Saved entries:
┄┄┄┄┄┄┄┄┄┄┄┄┄┄┄┄┄┄┄┄

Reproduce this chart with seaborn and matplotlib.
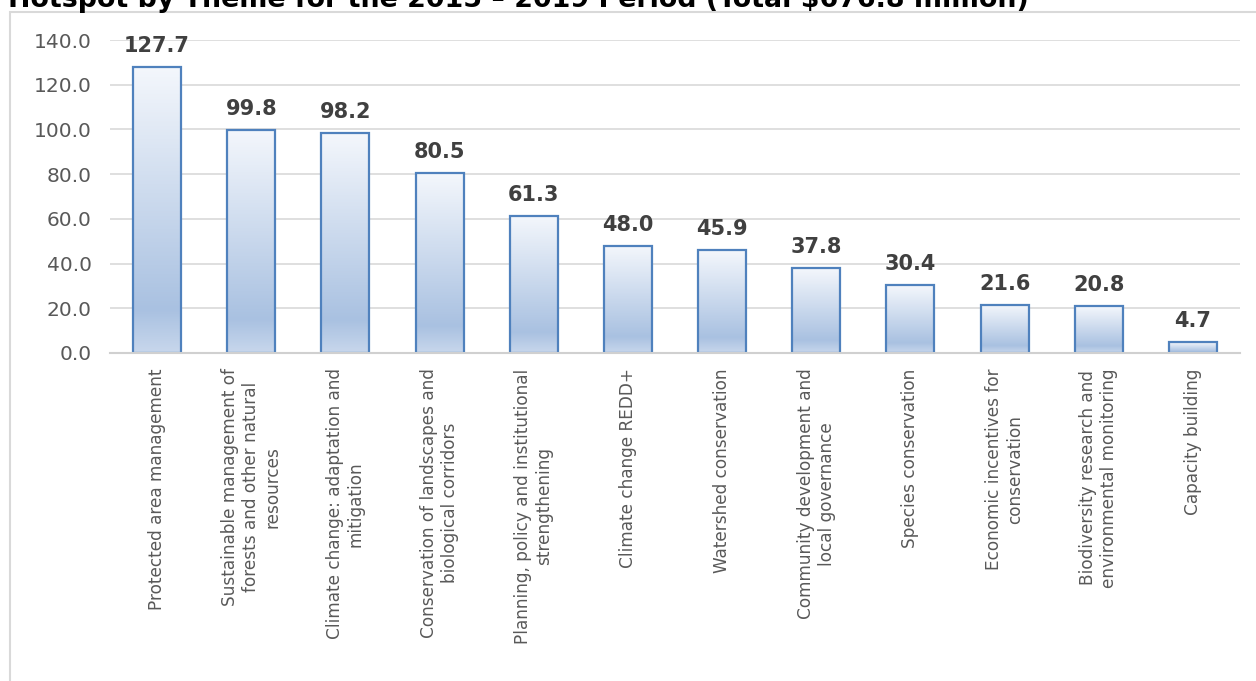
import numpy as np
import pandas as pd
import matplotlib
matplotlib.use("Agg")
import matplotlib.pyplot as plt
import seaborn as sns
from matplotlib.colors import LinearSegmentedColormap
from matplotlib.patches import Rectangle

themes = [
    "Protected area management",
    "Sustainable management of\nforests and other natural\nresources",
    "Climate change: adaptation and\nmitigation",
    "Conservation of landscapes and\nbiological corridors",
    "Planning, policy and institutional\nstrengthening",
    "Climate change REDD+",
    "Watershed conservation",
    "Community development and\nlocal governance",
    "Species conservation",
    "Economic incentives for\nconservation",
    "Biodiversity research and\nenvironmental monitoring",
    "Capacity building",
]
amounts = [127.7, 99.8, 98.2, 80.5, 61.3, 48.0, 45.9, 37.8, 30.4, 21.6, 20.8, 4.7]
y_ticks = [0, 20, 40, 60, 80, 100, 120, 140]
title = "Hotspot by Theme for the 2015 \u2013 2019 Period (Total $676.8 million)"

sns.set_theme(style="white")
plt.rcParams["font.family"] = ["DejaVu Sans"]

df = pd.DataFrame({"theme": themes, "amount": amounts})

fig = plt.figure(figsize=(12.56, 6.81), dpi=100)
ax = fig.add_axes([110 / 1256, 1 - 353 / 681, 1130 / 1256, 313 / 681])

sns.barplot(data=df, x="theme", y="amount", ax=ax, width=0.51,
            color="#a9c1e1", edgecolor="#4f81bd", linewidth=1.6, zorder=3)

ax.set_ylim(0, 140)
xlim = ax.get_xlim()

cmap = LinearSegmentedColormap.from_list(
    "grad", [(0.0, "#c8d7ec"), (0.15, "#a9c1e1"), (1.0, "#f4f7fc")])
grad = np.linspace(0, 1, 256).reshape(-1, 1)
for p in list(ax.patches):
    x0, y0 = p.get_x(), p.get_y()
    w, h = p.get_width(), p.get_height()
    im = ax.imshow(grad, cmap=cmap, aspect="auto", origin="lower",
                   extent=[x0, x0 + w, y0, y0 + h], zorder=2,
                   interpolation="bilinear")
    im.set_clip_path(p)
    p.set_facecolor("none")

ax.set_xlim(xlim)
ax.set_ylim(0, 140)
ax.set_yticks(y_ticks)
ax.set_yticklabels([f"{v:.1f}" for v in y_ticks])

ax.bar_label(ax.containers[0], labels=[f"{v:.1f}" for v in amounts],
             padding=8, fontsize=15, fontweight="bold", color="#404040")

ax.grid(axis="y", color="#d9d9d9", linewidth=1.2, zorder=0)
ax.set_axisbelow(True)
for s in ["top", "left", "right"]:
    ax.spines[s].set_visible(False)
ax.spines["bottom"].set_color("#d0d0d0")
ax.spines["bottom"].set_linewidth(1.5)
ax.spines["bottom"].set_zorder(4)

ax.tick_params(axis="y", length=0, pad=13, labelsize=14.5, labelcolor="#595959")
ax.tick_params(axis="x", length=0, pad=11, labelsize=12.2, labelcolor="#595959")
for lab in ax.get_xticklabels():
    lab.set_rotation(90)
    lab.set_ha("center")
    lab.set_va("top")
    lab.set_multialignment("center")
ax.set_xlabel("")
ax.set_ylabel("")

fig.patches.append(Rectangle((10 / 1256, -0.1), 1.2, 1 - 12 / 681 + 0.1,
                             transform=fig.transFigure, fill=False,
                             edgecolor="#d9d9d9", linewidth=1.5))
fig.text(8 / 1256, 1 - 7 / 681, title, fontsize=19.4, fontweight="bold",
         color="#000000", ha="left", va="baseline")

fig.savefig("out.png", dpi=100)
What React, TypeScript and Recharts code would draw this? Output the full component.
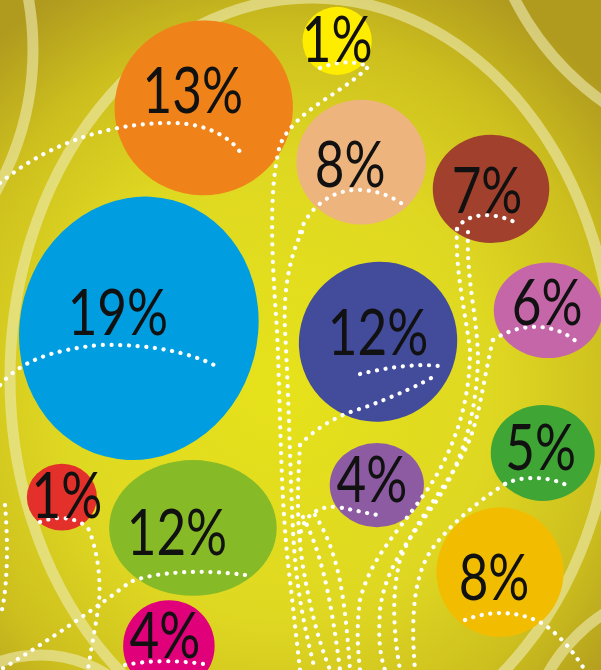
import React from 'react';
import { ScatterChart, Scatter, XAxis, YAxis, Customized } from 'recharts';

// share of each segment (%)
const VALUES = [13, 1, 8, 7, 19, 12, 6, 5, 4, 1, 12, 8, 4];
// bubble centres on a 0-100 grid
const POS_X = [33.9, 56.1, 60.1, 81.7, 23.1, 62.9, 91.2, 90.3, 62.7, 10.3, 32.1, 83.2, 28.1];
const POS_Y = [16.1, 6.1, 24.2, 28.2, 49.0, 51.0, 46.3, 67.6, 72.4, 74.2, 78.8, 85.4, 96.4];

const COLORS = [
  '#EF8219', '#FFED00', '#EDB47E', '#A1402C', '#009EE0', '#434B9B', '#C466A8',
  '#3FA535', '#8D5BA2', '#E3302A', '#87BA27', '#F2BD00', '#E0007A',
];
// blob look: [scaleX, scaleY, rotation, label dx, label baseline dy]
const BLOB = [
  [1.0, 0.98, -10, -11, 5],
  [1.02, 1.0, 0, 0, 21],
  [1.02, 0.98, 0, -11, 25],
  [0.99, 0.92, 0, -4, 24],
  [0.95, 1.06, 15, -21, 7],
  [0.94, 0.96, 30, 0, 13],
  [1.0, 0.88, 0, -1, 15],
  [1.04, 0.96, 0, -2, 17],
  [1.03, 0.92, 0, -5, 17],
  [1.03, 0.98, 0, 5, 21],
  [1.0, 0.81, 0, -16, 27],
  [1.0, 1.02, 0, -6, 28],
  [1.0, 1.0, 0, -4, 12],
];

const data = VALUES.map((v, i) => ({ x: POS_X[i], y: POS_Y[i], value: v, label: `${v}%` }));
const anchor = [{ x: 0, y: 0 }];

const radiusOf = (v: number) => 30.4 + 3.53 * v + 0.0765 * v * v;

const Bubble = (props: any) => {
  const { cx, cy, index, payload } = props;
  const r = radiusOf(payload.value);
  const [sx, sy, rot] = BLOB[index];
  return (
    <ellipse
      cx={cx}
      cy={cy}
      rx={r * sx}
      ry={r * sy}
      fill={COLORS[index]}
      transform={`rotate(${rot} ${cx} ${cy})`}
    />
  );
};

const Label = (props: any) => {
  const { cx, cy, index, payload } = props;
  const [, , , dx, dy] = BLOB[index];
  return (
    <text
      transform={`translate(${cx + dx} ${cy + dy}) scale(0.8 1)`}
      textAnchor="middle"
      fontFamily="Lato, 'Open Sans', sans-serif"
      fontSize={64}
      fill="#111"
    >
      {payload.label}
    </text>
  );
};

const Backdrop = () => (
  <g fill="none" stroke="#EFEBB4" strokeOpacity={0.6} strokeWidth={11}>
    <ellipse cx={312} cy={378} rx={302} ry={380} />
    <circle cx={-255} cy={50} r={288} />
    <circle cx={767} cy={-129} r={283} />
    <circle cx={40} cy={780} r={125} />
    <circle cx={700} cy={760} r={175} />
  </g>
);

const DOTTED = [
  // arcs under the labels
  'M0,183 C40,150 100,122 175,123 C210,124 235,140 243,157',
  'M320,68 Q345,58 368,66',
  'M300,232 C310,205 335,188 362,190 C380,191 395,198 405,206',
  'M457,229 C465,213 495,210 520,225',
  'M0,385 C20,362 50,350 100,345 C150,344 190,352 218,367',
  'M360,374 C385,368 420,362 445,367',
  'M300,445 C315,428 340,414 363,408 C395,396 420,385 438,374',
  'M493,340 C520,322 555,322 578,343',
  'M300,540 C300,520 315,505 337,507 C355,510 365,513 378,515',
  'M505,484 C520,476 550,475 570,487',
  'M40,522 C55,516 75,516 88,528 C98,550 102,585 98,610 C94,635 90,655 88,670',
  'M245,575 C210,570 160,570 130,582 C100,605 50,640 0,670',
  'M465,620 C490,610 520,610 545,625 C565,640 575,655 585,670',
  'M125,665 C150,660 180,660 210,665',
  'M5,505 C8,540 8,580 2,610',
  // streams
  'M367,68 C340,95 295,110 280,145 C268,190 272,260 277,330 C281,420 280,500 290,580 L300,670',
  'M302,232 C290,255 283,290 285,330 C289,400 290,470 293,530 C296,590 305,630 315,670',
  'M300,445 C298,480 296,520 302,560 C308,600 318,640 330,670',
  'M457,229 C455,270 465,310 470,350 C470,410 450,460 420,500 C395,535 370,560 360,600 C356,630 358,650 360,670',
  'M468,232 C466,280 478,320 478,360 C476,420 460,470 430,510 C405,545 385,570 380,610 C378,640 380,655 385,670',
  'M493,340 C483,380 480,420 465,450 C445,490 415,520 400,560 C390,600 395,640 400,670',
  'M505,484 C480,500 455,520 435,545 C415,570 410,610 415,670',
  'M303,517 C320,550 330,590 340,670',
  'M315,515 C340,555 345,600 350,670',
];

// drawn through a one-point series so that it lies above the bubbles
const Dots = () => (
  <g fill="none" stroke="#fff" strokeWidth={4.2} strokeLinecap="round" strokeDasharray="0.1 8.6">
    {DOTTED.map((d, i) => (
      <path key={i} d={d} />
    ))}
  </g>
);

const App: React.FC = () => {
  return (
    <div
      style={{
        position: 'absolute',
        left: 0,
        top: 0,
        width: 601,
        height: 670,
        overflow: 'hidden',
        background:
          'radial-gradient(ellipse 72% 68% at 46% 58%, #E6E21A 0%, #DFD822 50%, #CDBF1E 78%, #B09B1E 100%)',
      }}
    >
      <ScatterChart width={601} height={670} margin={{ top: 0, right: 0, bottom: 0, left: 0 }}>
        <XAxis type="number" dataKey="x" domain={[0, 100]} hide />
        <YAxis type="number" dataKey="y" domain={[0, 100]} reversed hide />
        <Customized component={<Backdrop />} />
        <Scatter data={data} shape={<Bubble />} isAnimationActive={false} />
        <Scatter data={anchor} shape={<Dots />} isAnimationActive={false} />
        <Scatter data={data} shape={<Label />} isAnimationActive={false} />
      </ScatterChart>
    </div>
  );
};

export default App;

┄┄┄┄┄┄┄┄┄┄┄┄┄┄┄┄┄┄┄┄

Task requirements: Reproduce the records word for word, please, from their first line up to and including the line that contains "from matplotlib.patches import Rectangle", but no pictures.

Result of the task:
Reproduce this chart with seaborn and matplotlib.
import numpy as np
import pandas as pd
import matplotlib
matplotlib.use("Agg")
import matplotlib.pyplot as plt
import seaborn as sns
from matplotlib.colors import LinearSegmentedColormap
from matplotlib.patches import Rectangle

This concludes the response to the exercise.